Coulombic effects on magnetoconductivity oscillations induced by microwave excitation in multisubband two-dimensional electron systems

TL;DR

This paper develops a theory for magneto-oscillations in photoconductivity of multisubband 2D electron systems, highlighting how Coulomb interactions and internal electric fields influence oscillation amplitude and positions, especially in electron systems on liquid helium.

Contribution

It introduces a comprehensive model accounting for Coulomb interactions and internal electric fields affecting magneto-oscillations in multisubband 2D electron systems.

Findings

Coulomb interactions suppress oscillation amplitude.

Internal electric fields alter magnetoconductivity minima.

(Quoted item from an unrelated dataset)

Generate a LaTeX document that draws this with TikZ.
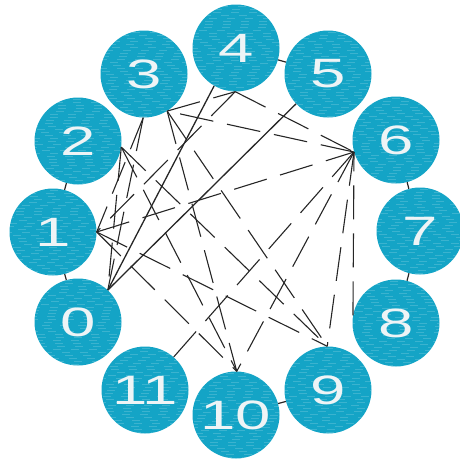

High radiation power leads to zero-resistance states.

Abstract

We develop a theory of magneto-oscillations in photoconductivity of multisubband two-dimensional electron systems which takes into account strong Coulomb interaction between electrons. In the presence of a magnetic field oriented perpendicular, internal electric fields of fluctuational origin cause fast drift velocities of electron orbit centers which affect probabilities of inter-subband scattering and the photoconductivity. For the electron system formed on the liquid helium surface, internal forces are shown to suppress the amplitude of magneto-oscillations, and change positions of magnetoconductivity minima which evolve in zero-resistance states for high radiation power.